- **Work to do**
What is the number of lines holding the word "chart"? Give that number alone.
__________
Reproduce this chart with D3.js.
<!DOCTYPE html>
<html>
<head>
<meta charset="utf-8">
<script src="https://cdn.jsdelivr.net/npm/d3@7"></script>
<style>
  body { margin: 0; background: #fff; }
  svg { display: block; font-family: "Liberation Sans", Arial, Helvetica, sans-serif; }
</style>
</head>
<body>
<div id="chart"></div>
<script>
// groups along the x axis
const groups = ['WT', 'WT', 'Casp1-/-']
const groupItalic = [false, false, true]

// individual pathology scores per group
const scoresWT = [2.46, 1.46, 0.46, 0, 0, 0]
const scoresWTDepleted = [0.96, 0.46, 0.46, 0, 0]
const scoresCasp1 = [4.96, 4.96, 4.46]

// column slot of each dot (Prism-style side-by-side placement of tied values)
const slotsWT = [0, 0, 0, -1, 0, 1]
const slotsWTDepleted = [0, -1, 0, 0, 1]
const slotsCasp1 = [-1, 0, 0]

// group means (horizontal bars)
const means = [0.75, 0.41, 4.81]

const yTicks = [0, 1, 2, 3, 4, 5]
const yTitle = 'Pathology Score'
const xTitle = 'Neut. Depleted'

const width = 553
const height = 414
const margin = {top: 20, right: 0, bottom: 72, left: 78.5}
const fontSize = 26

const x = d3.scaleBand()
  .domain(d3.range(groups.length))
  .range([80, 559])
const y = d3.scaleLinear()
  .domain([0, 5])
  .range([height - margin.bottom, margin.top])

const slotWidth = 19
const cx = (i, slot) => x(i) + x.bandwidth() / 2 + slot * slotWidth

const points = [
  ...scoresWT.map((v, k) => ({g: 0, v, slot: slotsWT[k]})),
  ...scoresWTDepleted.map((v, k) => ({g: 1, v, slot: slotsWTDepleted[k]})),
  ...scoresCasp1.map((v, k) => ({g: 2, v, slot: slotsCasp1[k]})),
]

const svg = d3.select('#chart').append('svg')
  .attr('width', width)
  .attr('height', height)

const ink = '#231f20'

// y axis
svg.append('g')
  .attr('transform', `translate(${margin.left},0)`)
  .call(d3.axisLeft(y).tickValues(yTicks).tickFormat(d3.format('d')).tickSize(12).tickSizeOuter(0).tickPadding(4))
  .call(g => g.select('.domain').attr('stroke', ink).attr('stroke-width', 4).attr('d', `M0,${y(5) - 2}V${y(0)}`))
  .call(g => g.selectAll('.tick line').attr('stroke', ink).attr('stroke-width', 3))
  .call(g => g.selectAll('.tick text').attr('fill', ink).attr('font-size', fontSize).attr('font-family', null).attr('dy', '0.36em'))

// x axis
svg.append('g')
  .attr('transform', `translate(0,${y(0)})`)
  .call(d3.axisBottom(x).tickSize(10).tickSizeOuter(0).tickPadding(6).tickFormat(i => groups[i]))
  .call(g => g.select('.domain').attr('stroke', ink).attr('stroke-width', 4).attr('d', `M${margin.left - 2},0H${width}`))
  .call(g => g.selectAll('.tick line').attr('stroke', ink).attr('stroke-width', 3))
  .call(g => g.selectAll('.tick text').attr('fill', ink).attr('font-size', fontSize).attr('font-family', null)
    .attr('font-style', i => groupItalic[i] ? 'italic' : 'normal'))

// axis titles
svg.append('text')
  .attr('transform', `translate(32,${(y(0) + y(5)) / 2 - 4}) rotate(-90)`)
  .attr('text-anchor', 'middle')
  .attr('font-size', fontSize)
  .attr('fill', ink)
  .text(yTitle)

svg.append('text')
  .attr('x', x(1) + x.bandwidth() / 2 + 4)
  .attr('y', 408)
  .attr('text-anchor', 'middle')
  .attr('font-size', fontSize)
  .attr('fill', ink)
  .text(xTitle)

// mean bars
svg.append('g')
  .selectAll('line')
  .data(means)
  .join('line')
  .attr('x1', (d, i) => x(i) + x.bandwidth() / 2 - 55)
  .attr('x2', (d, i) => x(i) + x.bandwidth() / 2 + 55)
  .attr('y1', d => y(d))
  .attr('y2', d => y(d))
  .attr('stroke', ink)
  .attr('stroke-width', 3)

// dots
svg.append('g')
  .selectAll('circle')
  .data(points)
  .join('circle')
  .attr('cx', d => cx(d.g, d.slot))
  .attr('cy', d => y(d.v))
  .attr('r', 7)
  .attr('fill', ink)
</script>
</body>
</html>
__________
- **The result**
3